The really sad part is that before a bureaucracy auto-snaps into place, it wasn’t a bureaucracy in the first place. Everybody in the “startup” contributed more than they withdrew from the whole, and the excess value translated into external sales and internal profits. Like the boiled frog story, the transformation into a bureaucracy was slooow and undetectable to the CGHs in charge. Bummer.
The answer to this cycle of woe, according to Ackoff, is for the leaders in an org to operate the whole (including themselves) as a system of nested free markets, where each internal consumer of services gets to choose whether it will purchase needed services from internal groups, or external groups. Each internal group, including the formerly untouchable head shed, must operate as a measurable profit and loss center. Mr. Ackoff describes all the details of nested free market operation, including responses to many of the “it can’t work because of……” elite whiners, in his insightful book: Ackoff’s Best. Check it out, if you dare.
Zero Cost Risk Mitigation
Why do managers and executives require project technical leaders to develop comprehensive “risk mitigation plans” while at the same time fully expecting the plans to cost nothing (no people, no time, no money). Formal and rigorously filled out risk registers (with no cost column) make it look like due diligence is being performed, but it’s all a ruse to sustain the illusion that management is “in control”. WTF?
Both Ends Of The Spectrum
Why does it seem that both the best engineers and the worst engineers always gravitate towards becoming managers? Because of a lack of training in the art of humanistic influence and true leadership skills, they usually (but not always) end up turning into STSJ BMs. The real tragedy is the continuous loss of the best engineers into the ranks of corpo elitism. Why? Because the revenue generating products and services they leave in the dust for fame and fortune suffer the consequences of their departure. Thus, the whole company suffers. Bummer.
A Unique Core Value
Unless they’ve been cleverly camouflaging their sinister ways from the world’s prying eyes, the people at Zappos.com truly do live and breathe their corporate values every day. My favorite, and perhaps most unique Zappos core value is number three: “Create Fun and a Little Weirdness“. Here’s how the Zappos team describes this precious gem from the viewpoint of their “Core Values Frog” (CVF):
Our CVF has a sense of humor; he knows that it’s good to laugh at yourself every once in a while.
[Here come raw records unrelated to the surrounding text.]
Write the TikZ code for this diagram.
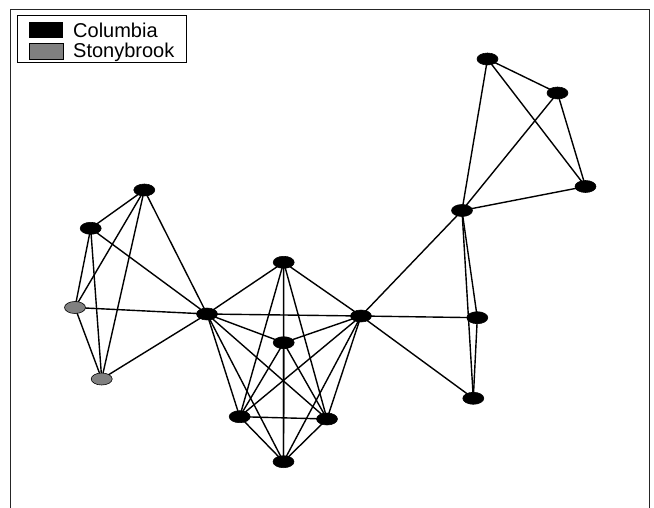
\documentclass[tikz,border=0pt]{standalone}
\usepackage{fontspec}
\setmainfont{Liberation Sans}
\usetikzlibrary{shapes.geometric}
\begin{document}
\begin{tikzpicture}[x=1pt,y=-1pt,
  vtx/.style={ellipse,draw=black,line width=0.6pt,minimum width=21pt,minimum height=12pt,inner sep=0pt},
  cu/.style={vtx,fill=black},
  sb/.style={vtx,fill=black!50},
  edge/.style={line width=1.4pt,black},
  legtext/.style={anchor=base west,inner sep=0pt,font=\fontsize{20}{22}\selectfont}]
\useasboundingbox (0,0) rectangle (654,508);
% outer frame (open at the bottom)
\draw[line width=1.6pt,black!85] (10.5,508) -- (10.5,9.5) -- (649.5,9.5) -- (649.5,508);
% legend
\draw[line width=1pt] (17,16) rectangle (186,63);
\fill[black] (29,22) rectangle (63,38);
\draw[fill=black!50,line width=0.6pt] (29,43) rectangle (63,59);
\node[legtext] (lc) at (73,37.5) {Columbia};
\node[legtext] (ls) at (73,58) {Stonybrook};
% vertices
\coordinate (pA) at (487.5,59);
\coordinate (pB) at (557.5,93);
\coordinate (pC) at (585.5,186.5);
\coordinate (pD) at (462,210.5);
\coordinate (pE) at (144.3,190);
\coordinate (pF) at (90.7,228.3);
\coordinate (pG) at (75,307.5);
\coordinate (pH) at (101.7,379);
\coordinate (pI) at (207,314);
\coordinate (pJ) at (283.7,262.3);
\coordinate (pK) at (361,316);
\coordinate (pL) at (283.7,342.7);
\coordinate (pM) at (239.7,416.7);
\coordinate (pN) at (327,419);
\coordinate (pO) at (283.5,461.7);
\coordinate (pP) at (477.3,317.7);
\coordinate (pQ) at (473.3,398.3);
% edges, drawn centre to centre beneath the vertices
\foreach \u/\v in {A/B,A/C,A/D,B/C,B/D,C/D,
                   D/K,D/P,D/Q,P/Q,K/P,K/Q,
                   E/F,E/G,E/H,E/I,F/G,F/H,F/I,G/H,G/I,H/I,
                   I/J,I/K,I/L,I/M,I/N,I/O,
                   J/K,J/L,J/M,J/N,J/O,
                   K/L,K/M,K/N,K/O,
                   L/M,L/N,L/O,M/N,M/O,N/O}
  \draw[edge] (p\u) -- (p\v);
% vertex marks
\foreach \n in {A,B,C,D,E,F,I,J,K,L,M,N,O,P,Q}
  \node[cu] (\n) at (p\n) {};
\foreach \n in {G,H}
  \node[sb] (\n) at (p\n) {};
\end{tikzpicture}
\end{document}
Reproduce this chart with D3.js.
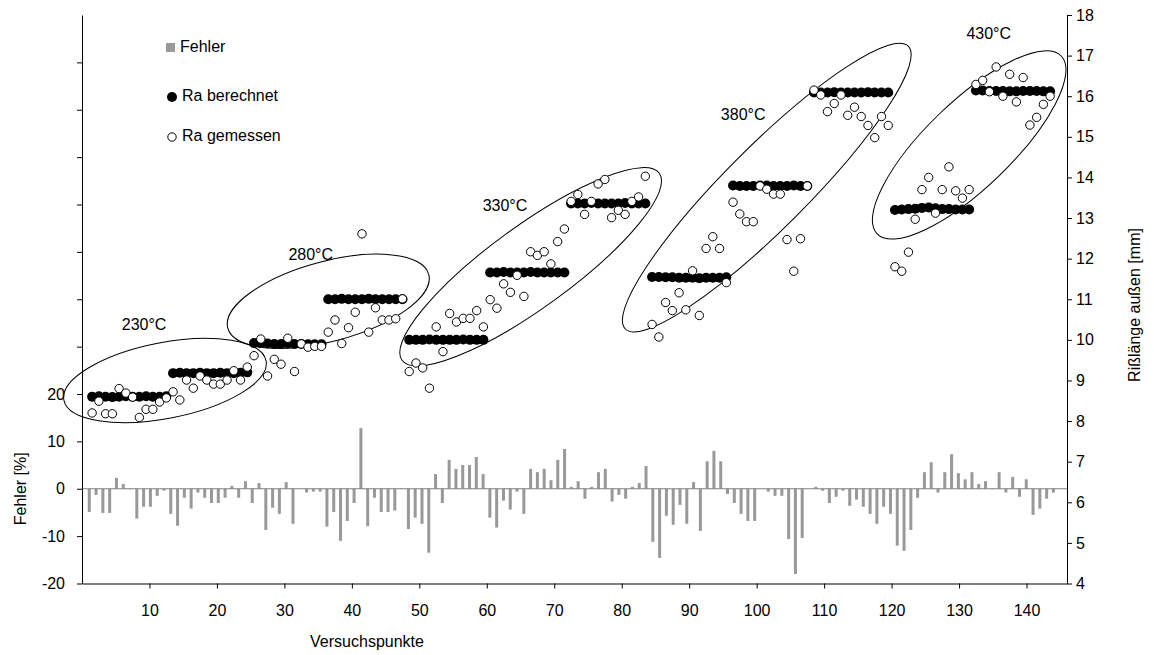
<!DOCTYPE html>
<html>
<head>
<meta charset="utf-8">
<script src="https://cdn.jsdelivr.net/npm/d3@7"></script>
<style>
  body { margin: 0; background: #fff; }
  svg text { font-family: Arial, "Liberation Sans", sans-serif; }
</style>
</head>
<body>
<svg id="chart" width="1154" height="655"></svg>
<script>
// Ra berechnet [mm], one value per Versuchspunkt (1..143)
var calculated = [
  8.60, 8.61, 8.60, 8.59, 8.60, 8.61, 8.60, 8.60, 8.61, 8.60, 8.60, 8.61,
  9.18, 9.19, 9.18, 9.18, 9.19, 9.18, 9.18, 9.19, 9.18, 9.18, 9.19, 9.20,
  9.92, 9.92, 9.91, 9.90, 9.90, 9.91, 9.90, 9.90, 9.89, 9.89, 9.89,
  11.00, 11.00, 11.01, 11.00, 11.00, 11.00, 11.01, 11.00, 11.00, 11.00, 11.00, 11.00,
  10.00, 10.00, 10.00, 10.01, 10.00, 10.00, 10.00, 10.00, 10.01, 10.00, 10.00, 10.00,
  11.66, 11.66, 11.67, 11.66, 11.66, 11.66, 11.67, 11.66, 11.66, 11.66, 11.66, 11.66,
  13.36, 13.36, 13.36, 13.37, 13.36, 13.36, 13.36, 13.36, 13.37, 13.36, 13.36, 13.36,
  11.55, 11.55, 11.54, 11.54, 11.53, 11.53, 11.53, 11.52, 11.53, 11.53, 11.53, 11.54,
  13.80, 13.79, 13.79, 13.79, 13.80, 13.80, 13.79, 13.79, 13.79, 13.80, 13.79, 13.79,
  16.09, 16.09, 16.09, 16.10, 16.09, 16.09, 16.09, 16.09, 16.10, 16.09, 16.09, 16.09,
  13.20, 13.21, 13.22, 13.23, 13.25, 13.26, 13.24, 13.22, 13.22, 13.21, 13.21, 13.21,
  16.14, 16.14, 16.13, 16.13, 16.13, 16.12, 16.12, 16.13, 16.13, 16.13, 16.12, 16.12
];

// Ra gemessen [mm]
var measured = [
  8.20, 8.49, 8.18, 8.18, 8.80, 8.69, 8.59, 8.09, 8.29, 8.29, 8.47, 8.57,
  8.72, 8.52, 9.01, 8.81, 9.11, 9.01, 8.91, 8.91, 9.01, 9.24, 9.01, 9.33,
  9.61, 10.02, 9.11, 9.52, 9.40, 10.04, 9.22, 9.90, 9.82, 9.84, 9.84,
  10.19, 10.49, 9.91, 10.30, 10.68, 12.61, 10.19, 10.79, 10.49, 10.49, 10.52, 11.01,
  9.22, 9.43, 9.31, 8.81, 10.32, 9.71, 10.65, 10.44, 10.53, 10.53, 10.72, 10.32,
  10.99, 10.78, 11.38, 11.17, 11.59, 11.07, 12.17, 12.08, 12.17, 11.87, 12.42, 12.73,
  13.41, 13.58, 13.09, 13.41, 13.84, 13.95, 13.01, 13.19, 13.09, 13.41, 13.52, 14.03,
  10.38, 10.07, 10.92, 10.72, 11.16, 10.74, 11.70, 10.60, 12.25, 12.54, 12.25, 11.41,
  13.39, 13.10, 12.91, 12.91, 13.79, 13.71, 13.59, 13.59, 12.47, 11.69, 12.49, 13.79,
  16.15, 16.03, 15.62, 15.82, 16.03, 15.53, 15.73, 15.50, 15.28, 14.98, 15.50, 15.28,
  11.80, 11.69, 12.16, 12.97, 13.70, 14.00, 13.12, 13.70, 14.26, 13.67, 13.49, 13.70,
  16.29, 16.39, 16.11, 16.72, 16.00, 16.54, 15.86, 16.46, 15.29, 15.48, 15.80, 16.00
];

// Fehler [%]
var errors = [
  -4.9, -1.3, -5.1, -5.1, 2.3, 1.0, -0.1, -6.3, -3.8, -3.8, -1.5, -0.4,
  -5.3, -7.8, -1.9, -4.2, -0.8, -1.9, -3.0, -3.0, -1.9, 0.6, -1.9, 1.6,
  -3.0, 1.2, -8.7, -4.0, -5.3, 1.4, -7.4, 0.0, -0.8, -0.6, -0.6,
  -8.0, -4.9, -11.0, -6.8, -3.0, 12.8, -7.9, -1.9, -4.9, -4.9, -4.6, 0.1,
  -8.5, -6.1, -7.4, -13.5, 3.1, -3.0, 6.1, 4.2, 5.0, 5.0, 6.7, 3.1,
  -6.1, -8.2, -2.5, -4.4, -0.6, -5.3, 4.2, 3.5, 4.2, 1.8, 6.1, 8.4,
  0.4, 1.6, -2.1, 0.4, 3.5, 4.2, -2.7, -1.3, -2.1, 0.4, 1.2, 4.8,
  -11.2, -14.6, -5.7, -7.6, -3.4, -7.4, 1.4, -8.9, 5.8, 8.0, 5.8, -1.1,
  -3.0, -5.3, -6.8, -6.8, 0.0, -0.6, -1.5, -1.5, -10.6, -18.0, -10.4, 0.0,
  0.4, -0.4, -3.0, -1.7, -0.4, -3.6, -2.3, -3.8, -5.3, -7.4, -3.8, -5.3,
  -12.0, -13.1, -8.7, -1.9, 3.5, 5.6, -0.8, 3.5, 7.3, 3.3, 2.0, 3.5,
  1.0, 1.6, -0.1, 3.5, -0.8, 2.5, -1.7, 2.0, -5.5, -4.2, -2.1, -0.8
];

// temperature groups: label, ellipse centre (Versuchspunkt, mm), half axes in px, angle
var groupLabels = ["230°C", "280°C", "330°C", "380°C", "430°C"];
var groupLabelPos = [[9.2, 10.34], [33.9, 12.07], [62.7, 13.27], [98.0, 15.51], [134.4, 17.51]];
var ellipseCentre = [[12.3, 9.0], [36.5, 10.95], [66.5, 11.8], [101.5, 13.75], [131.5, 14.8]];
var ellipseRadii = [[103, 38], [104, 40], [159, 41], [200, 41], [128, 43]];
var ellipseAngle = [-11, -15, -36, -45, -44];

var xTicks = [10, 20, 30, 40, 50, 60, 70, 80, 90, 100, 110, 120, 130, 140];
var leftTicks = [-20, -10, 0, 10, 20];
var leftTicksUnlabelled = [30, 40, 50, 60, 70, 80, 90];
var rightTicks = [4, 5, 6, 7, 8, 9, 10, 11, 12, 13, 14, 15, 16, 17, 18];

var svg = d3.select("#chart");
var plotLeft = 82, plotRight = 1067, plotTop = 15, plotBottom = 583.5;

var x = d3.scaleLinear().domain([0, 146]).range([plotLeft, plotRight]);
var xBar = d3.scaleLinear().domain([0, 145]).range([plotLeft + 0.5, plotRight]);
var yErr = d3.scaleLinear().domain([-20, 100]).range([plotBottom, plotTop]);
var yMm = d3.scaleLinear().domain([4, 18]).range([plotBottom, plotTop]);

var points = calculated.map(function(c, i) {
  return { k: i + 1, calc: c, meas: measured[i], err: errors[i] };
});

// error bars
svg.append("g").selectAll("rect").data(points).enter().append("rect")
  .attr("x", function(d) { return xBar(d.k) - 1.5; })
  .attr("width", 3)
  .attr("y", function(d) { return Math.min(yErr(d.err), yErr(0)); })
  .attr("height", function(d) { return Math.abs(yErr(d.err) - yErr(0)); })
  .style("fill", "#999999");

svg.append("line")
  .attr("x1", plotLeft).attr("x2", plotRight)
  .attr("y1", yErr(0)).attr("y2", yErr(0))
  .style("stroke", "#808080").style("stroke-width", 1);

// ellipses round the temperature groups
var ell = svg.append("g");
groupLabels.forEach(function(t, i) {
  ell.append("ellipse")
    .attr("transform", "translate(" + x(ellipseCentre[i][0]) + "," + yMm(ellipseCentre[i][1]) + ") rotate(" + ellipseAngle[i] + ")")
    .attr("rx", ellipseRadii[i][0]).attr("ry", ellipseRadii[i][1])
    .style("fill", "none").style("stroke", "#000").style("stroke-width", 1);
  ell.append("text")
    .attr("x", x(groupLabelPos[i][0])).attr("y", yMm(groupLabelPos[i][1]))
    .attr("text-anchor", "middle").attr("dominant-baseline", "middle")
    .style("font-size", "16px")
    .text(t);
});

// calculated (filled) and measured (open) circles
svg.append("g").selectAll("circle").data(points).enter().append("circle")
  .attr("cx", function(d) { return x(d.k + 0.5); })
  .attr("cy", function(d) { return yMm(d.calc); })
  .attr("r", 5)
  .style("fill", "#000");

svg.append("g").selectAll("circle").data(points).enter().append("circle")
  .attr("cx", function(d) { return x(d.k + 0.5); })
  .attr("cy", function(d) { return yMm(d.meas); })
  .attr("r", 4.2)
  .style("fill", "#fff").style("stroke", "#000").style("stroke-width", 1);

// axes (plain hyphen for negative labels, as in the original)
var plain = function(d) { return String(d); };

var xAxis = d3.axisBottom(x).tickValues(xTicks).tickSize(5).tickPadding(16).tickSizeOuter(0);
svg.append("g").attr("transform", "translate(0," + plotBottom + ")").call(xAxis);

var yLeftAxis = d3.axisLeft(yErr).tickValues(leftTicks).tickFormat(plain).tickSize(5).tickPadding(12).tickSizeOuter(0);
svg.append("g").attr("transform", "translate(" + plotLeft + ",0)").call(yLeftAxis);

var yLeftMarks = d3.axisLeft(yErr).tickValues(leftTicksUnlabelled).tickSize(5).tickFormat("");
var leftMarks = svg.append("g").attr("transform", "translate(" + plotLeft + ",0)").call(yLeftMarks);
leftMarks.select(".domain").remove();

var yRightAxis = d3.axisRight(yMm).tickValues(rightTicks).tickSize(5).tickPadding(4).tickSizeOuter(0);
svg.append("g").attr("transform", "translate(" + plotRight + ",0)").call(yRightAxis);

svg.selectAll(".tick text").style("font-size", "16px").style("fill", "#000");
svg.selectAll(".domain, .tick line").style("stroke", "#000");

// axis titles
svg.append("text")
  .attr("transform", "translate(26," + yErr(0) + ") rotate(-90)")
  .attr("text-anchor", "middle").style("font-size", "16px")
  .text("Fehler [%]");

svg.append("text")
  .attr("transform", "translate(1140,305) rotate(-90)")
  .attr("text-anchor", "middle").style("font-size", "16px")
  .text("Rißlänge außen [mm]");

svg.append("text")
  .attr("x", 367).attr("y", 647)
  .attr("text-anchor", "middle").style("font-size", "16px")
  .text("Versuchspunkte");

// legend
var legend = svg.append("g");
legend.append("rect").attr("x", 166).attr("y", 43).attr("width", 9).attr("height", 9).style("fill", "#999999");
legend.append("text").attr("x", 180).attr("y", 48).attr("dominant-baseline", "middle").style("font-size", "16px").text("Fehler");
legend.append("circle").attr("cx", 172).attr("cy", 97).attr("r", 5).style("fill", "#000");
legend.append("text").attr("x", 182).attr("y", 97).attr("dominant-baseline", "middle").style("font-size", "16px").text("Ra berechnet");
legend.append("circle").attr("cx", 172).attr("cy", 137).attr("r", 4.2).style("fill", "#fff").style("stroke", "#000");
legend.append("text").attr("x", 182).attr("y", 137).attr("dominant-baseline", "middle").style("font-size", "16px").text("Ra gemessen");
</script>
</body>
</html>
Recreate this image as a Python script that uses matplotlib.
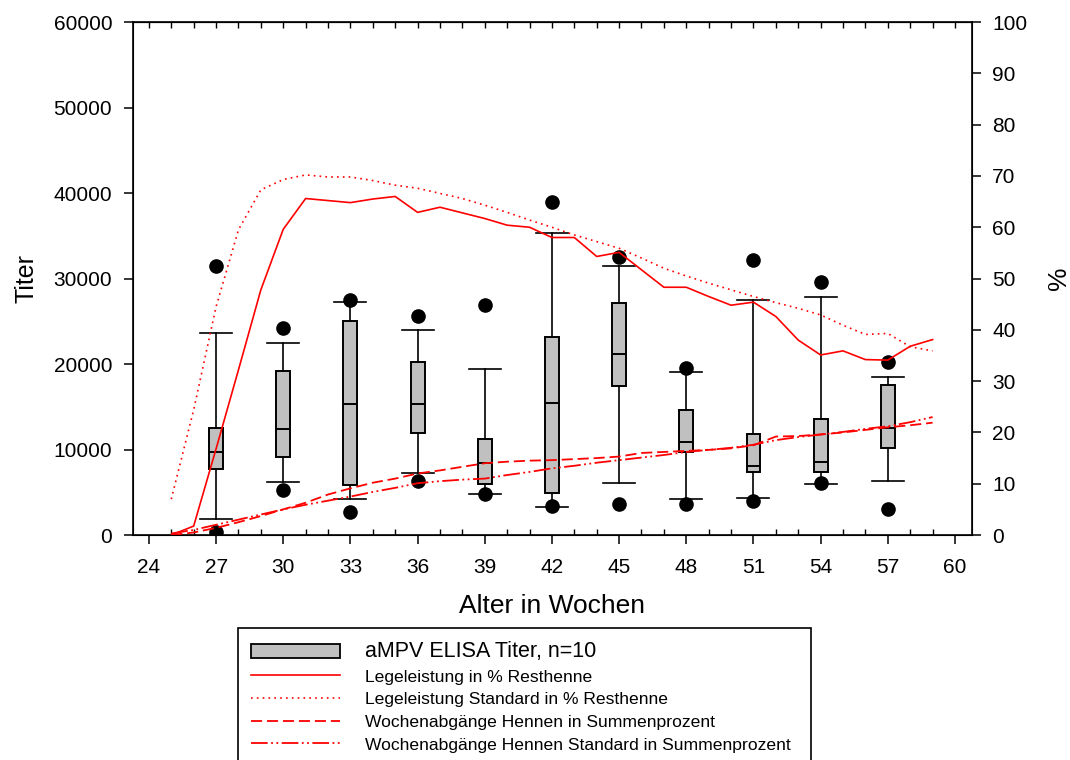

Work shouldn’t be synonymous with drudgery; CVF can find fun and weirdness even when the rubber meets the road and we’re getting lots done. Being a little weird requires being a little innovative, and CVF is always looking for a chance to fully engage in his work and bring out the fun and weird side of it.
In tribute to CV #3, the people at Zappos have held impromptu parades, hula hoop contests, head shavings, and all kinds of other weird events both on and off the company’s premises.
Of course, Zappos is just a lowly $1B retail shoe company and your business is much more different, respectful, and prestigious. Thus, it’s patently obvious that Zappos core value #3 can’t possibly work in your corpo palace. Right?